>> BEGIN Given data

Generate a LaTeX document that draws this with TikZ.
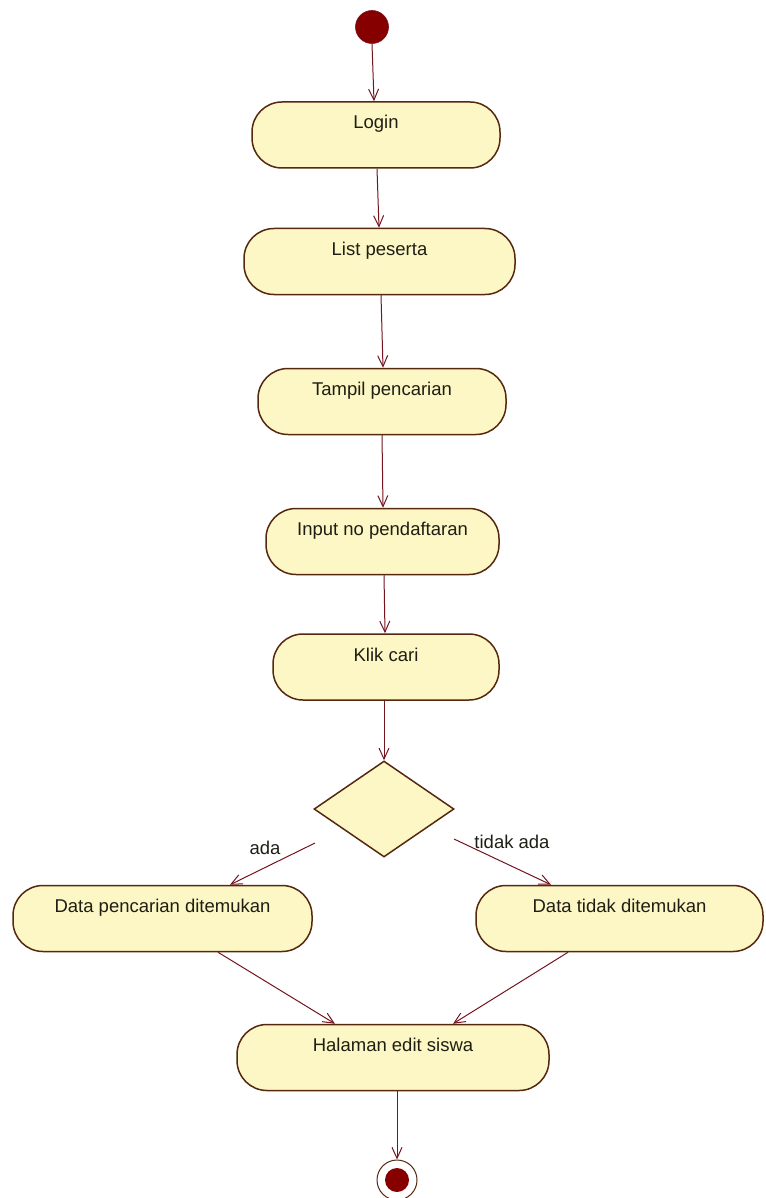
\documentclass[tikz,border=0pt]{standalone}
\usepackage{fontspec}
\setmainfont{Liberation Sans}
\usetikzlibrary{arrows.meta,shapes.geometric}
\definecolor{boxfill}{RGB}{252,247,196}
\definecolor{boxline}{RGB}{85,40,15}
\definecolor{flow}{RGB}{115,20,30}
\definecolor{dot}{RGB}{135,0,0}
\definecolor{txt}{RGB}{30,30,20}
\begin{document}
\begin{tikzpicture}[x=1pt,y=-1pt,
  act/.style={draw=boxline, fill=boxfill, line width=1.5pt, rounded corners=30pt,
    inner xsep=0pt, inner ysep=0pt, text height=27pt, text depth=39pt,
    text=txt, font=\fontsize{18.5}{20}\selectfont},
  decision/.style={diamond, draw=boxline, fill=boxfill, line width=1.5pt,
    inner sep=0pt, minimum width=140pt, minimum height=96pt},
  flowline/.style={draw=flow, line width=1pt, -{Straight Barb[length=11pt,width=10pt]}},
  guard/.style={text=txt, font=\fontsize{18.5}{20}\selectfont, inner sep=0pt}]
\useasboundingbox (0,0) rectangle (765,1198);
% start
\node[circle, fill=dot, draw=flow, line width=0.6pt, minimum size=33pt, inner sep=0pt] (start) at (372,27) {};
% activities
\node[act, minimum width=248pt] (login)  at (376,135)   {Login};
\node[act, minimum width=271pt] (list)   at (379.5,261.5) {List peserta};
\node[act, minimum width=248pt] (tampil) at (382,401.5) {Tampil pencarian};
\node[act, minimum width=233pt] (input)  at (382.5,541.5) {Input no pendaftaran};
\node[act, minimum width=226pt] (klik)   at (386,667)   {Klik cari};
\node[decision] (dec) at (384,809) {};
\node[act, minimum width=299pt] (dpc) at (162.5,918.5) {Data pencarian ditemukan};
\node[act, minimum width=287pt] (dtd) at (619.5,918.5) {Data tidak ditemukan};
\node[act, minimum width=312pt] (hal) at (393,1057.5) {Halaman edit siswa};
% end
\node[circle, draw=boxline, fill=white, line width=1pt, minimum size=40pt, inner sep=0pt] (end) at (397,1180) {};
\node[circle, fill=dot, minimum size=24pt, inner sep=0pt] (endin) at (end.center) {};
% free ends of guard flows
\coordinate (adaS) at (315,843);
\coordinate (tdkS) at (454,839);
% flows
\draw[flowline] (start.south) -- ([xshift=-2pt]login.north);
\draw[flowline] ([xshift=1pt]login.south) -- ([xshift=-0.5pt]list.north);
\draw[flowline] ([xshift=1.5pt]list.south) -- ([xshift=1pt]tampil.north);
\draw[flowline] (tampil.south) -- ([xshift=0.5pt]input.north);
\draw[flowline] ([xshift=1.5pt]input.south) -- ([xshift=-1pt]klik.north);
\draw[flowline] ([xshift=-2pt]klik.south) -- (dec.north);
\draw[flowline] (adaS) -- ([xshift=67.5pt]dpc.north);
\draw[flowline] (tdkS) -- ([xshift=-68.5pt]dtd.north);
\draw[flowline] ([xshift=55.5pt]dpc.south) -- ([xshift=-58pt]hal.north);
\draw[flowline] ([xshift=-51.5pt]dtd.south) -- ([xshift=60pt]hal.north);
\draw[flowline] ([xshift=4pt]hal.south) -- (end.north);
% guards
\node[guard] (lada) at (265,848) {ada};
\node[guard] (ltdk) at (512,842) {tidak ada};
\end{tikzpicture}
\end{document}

>> END Given data

Work to be completed - Go through the listing above and write it out again exactly, dropping the pictures.

Result below -
Generate a LaTeX document that draws this with TikZ.
\documentclass[tikz,border=0pt]{standalone}
\usepackage{fontspec}
\setmainfont{Liberation Sans}
\usetikzlibrary{arrows.meta,shapes.geometric}
\definecolor{boxfill}{RGB}{252,247,196}
\definecolor{boxline}{RGB}{85,40,15}
\definecolor{flow}{RGB}{115,20,30}
\definecolor{dot}{RGB}{135,0,0}
\definecolor{txt}{RGB}{30,30,20}
\begin{document}
\begin{tikzpicture}[x=1pt,y=-1pt,
  act/.style={draw=boxline, fill=boxfill, line width=1.5pt, rounded corners=30pt,
    inner xsep=0pt, inner ysep=0pt, text height=27pt, text depth=39pt,
    text=txt, font=\fontsize{18.5}{20}\selectfont},
  decision/.style={diamond, draw=boxline, fill=boxfill, line width=1.5pt,
    inner sep=0pt, minimum width=140pt, minimum height=96pt},
  flowline/.style={draw=flow, line width=1pt, -{Straight Barb[length=11pt,width=10pt]}},
  guard/.style={text=txt, font=\fontsize{18.5}{20}\selectfont, inner sep=0pt}]
\useasboundingbox (0,0) rectangle (765,1198);
% start
\node[circle, fill=dot, draw=flow, line width=0.6pt, minimum size=33pt, inner sep=0pt] (start) at (372,27) {};
% activities
\node[act, minimum width=248pt] (login)  at (376,135)   {Login};
\node[act, minimum width=271pt] (list)   at (379.5,261.5) {List peserta};
\node[act, minimum width=248pt] (tampil) at (382,401.5) {Tampil pencarian};
\node[act, minimum width=233pt] (input)  at (382.5,541.5) {Input no pendaftaran};
\node[act, minimum width=226pt] (klik)   at (386,667)   {Klik cari};
\node[decision] (dec) at (384,809) {};
\node[act, minimum width=299pt] (dpc) at (162.5,918.5) {Data pencarian ditemukan};
\node[act, minimum width=287pt] (dtd) at (619.5,918.5) {Data tidak ditemukan};
\node[act, minimum width=312pt] (hal) at (393,1057.5) {Halaman edit siswa};
% end
\node[circle, draw=boxline, fill=white, line width=1pt, minimum size=40pt, inner sep=0pt] (end) at (397,1180) {};
\node[circle, fill=dot, minimum size=24pt, inner sep=0pt] (endin) at (end.center) {};
% free ends of guard flows
\coordinate (adaS) at (315,843);
\coordinate (tdkS) at (454,839);
% flows
\draw[flowline] (start.south) -- ([xshift=-2pt]login.north);
\draw[flowline] ([xshift=1pt]login.south) -- ([xshift=-0.5pt]list.north);
\draw[flowline] ([xshift=1.5pt]list.south) -- ([xshift=1pt]tampil.north);
\draw[flowline] (tampil.south) -- ([xshift=0.5pt]input.north);
\draw[flowline] ([xshift=1.5pt]input.south) -- ([xshift=-1pt]klik.north);
\draw[flowline] ([xshift=-2pt]klik.south) -- (dec.north);
\draw[flowline] (adaS) -- ([xshift=67.5pt]dpc.north);
\draw[flowline] (tdkS) -- ([xshift=-68.5pt]dtd.north);
\draw[flowline] ([xshift=55.5pt]dpc.south) -- ([xshift=-58pt]hal.north);
\draw[flowline] ([xshift=-51.5pt]dtd.south) -- ([xshift=60pt]hal.north);
\draw[flowline] ([xshift=4pt]hal.south) -- (end.north);
% guards
\node[guard] (lada) at (265,848) {ada};
\node[guard] (ltdk) at (512,842) {tidak ada};
\end{tikzpicture}
\end{document}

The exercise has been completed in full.